But by that night, when we three got home from ‘work + school + kindy + after-school care arrangements’ and I showed them where the little pig was buried, the three year old finally appreciated the finality of death and he was suddenly on the same page as the rest of us. We were all in my bed together (see the title of this post above), and I was breastfeeding him because that’s what he likes to do when he goes to sleep and also because I thought that breastfeeding might be a better comfort than story books. But he immediately came off the breast because he was sobbing too much to feed and it seemed he wanted to talk to my breasts about the guinea pig’s death. So, if your rule is ‘kids should stop breastfeeding when they are old enough to ask for it’ how do you feel about kids who are old enough to emote their grief to it? I don’t even know how I feel about that.

Sometime in their first year babies go through a developmental stage where they finally understand that the hand you wave in front of them or the nipple you pop into their mouth whenever you appear, is actually part of you and not some random toy you happen to pick up. Considering babies arrive in the world knowing almost nothing, you can see why this would be a concept that would require some thinking about for them, but apparently, that developmental stage can be incomplete. Three year olds exist in this really trippy stage of life where they know puppets aren’t real, and that’s why they’ve stopped screaming when one approaches them, but they are still capable of getting completely lost in ‘pretend’ and they really do imagine that inanimate objects can be kind of real and have personalities. So, when he started talking to my breasts (“breastfeedings” he calls them, in case you were wondering), and he was being so sincere and sad I did not know quite what to do. Should my breasts be answering him, it seems rude to remain completely indifferent to someone who is sharing the most tragic moment of their life with you? I mean, my breasts aren’t cold-hearted.

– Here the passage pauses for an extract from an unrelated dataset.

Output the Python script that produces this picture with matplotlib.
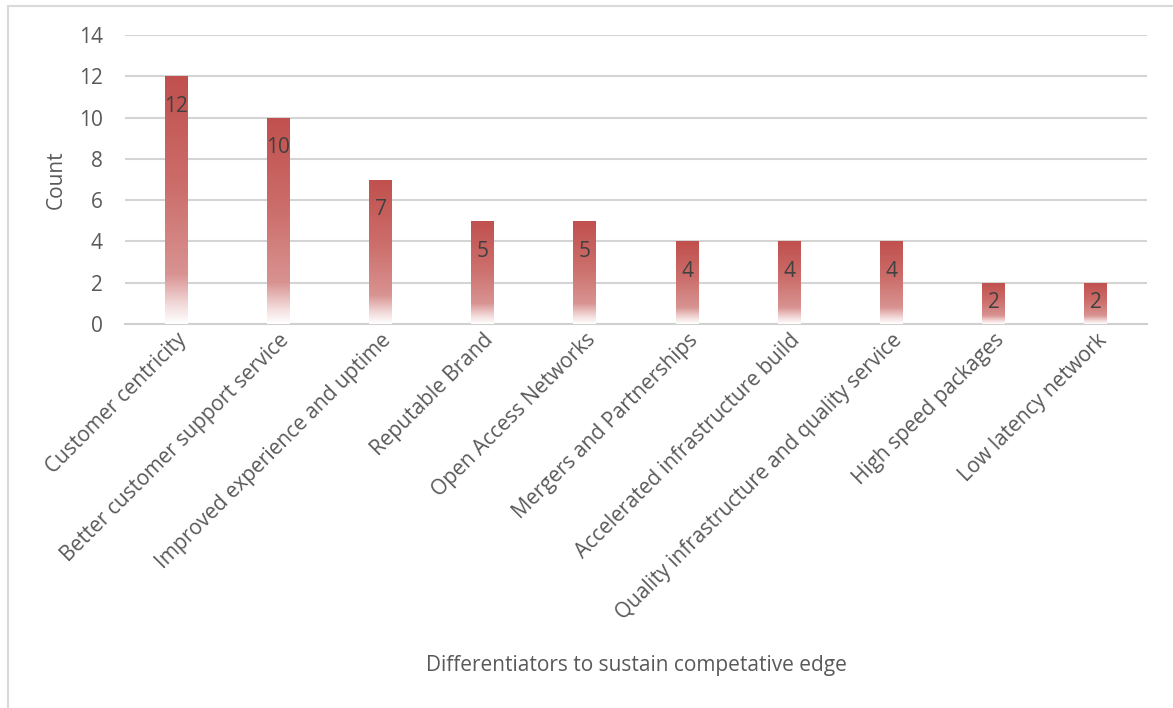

And if my breasts answered him should they have my voice, which, would kind of take you out of the moment, or should they have a unique voice of their own, and in which case, what does a breast’s voice sound like?

So, this is breastfeeding beyond babyhood. It’s both strange and normal.

I hear you have a reality TV show coming to your screens in the US about ‘extreme breastfeeders’ and I thought you might like to know one of those weirdos for yourself. Here I am. Before I had children I thought breastfeeding for twelve months was pushing it. Six months is fine, but if they can eat solids then why breastfeed any further? With the first child I really surprised myself and I breastfed her for just under two years. Now I am breastfeeding a three and a half year old who is tall enough to look like a five year old. We could definitely do an impression of that notorious TIME magazine cover. He’s partial to a bit of standing-up breastfeeding, too. ‘This me’ would totally have horrified ‘old me’. Public breastfeeding? Wasn’t keen on that. Breastfeeding toddlers? Really wasn’t keen on that.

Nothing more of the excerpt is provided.